Aus diesen Gründen entschied sich Marvel, Hulk stattdessen innerhalb der Ensemble-Filme stärker zu beleuchten. So erhielt er in Marvel’s The Avengers (2012), Marvel’s The Avengers 2: Age of Ultron (2015) und Thor: Tag der Entscheidung (2017) deutlich mehr Screentime und Charakterentwicklung. Diese Lösung ermöglichte es, seine Geschichte fortzusetzen, ohne die rechtlichen und finanziellen Hürden eines eigenständigen Films zu tragen. Hulk blieb damit – ironischerweise – einer der zentralsten, aber gleichzeitig am wenigsten unabhängigen Helden des MCU.

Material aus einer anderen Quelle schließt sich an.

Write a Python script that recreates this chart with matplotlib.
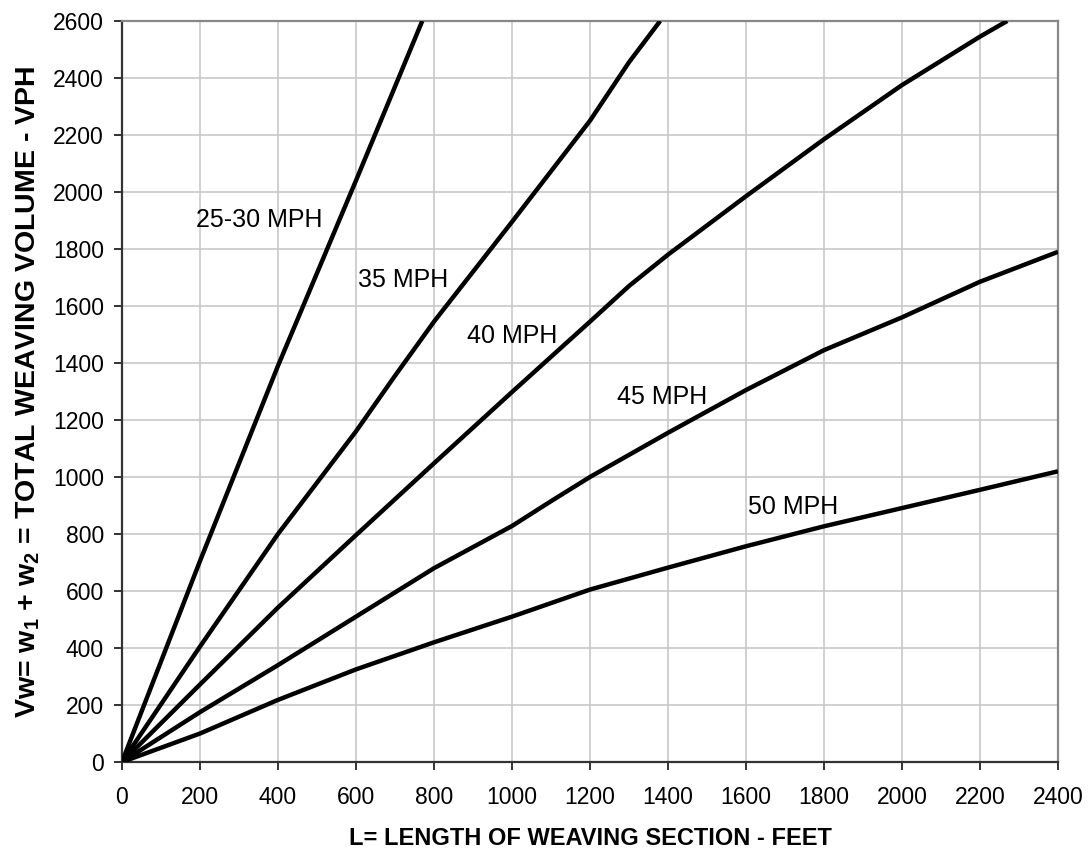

Mehr Schatten als Licht – Hulk bleibt ein Problemfall
Der unglaubliche Hulk ist kein Totalausfall, aber auch kein Triumph. Er zeigt, dass Marvel 2008 noch nicht wusste, wie man Emotion, Action und Humor in Balance bringt. Norton überzeugt als tragischer Antiheld, doch das unausgegorene Drehbuch, die schlechten Effekte und die seelenlose Inszenierung verhindern, dass der Film wirklich funktioniert.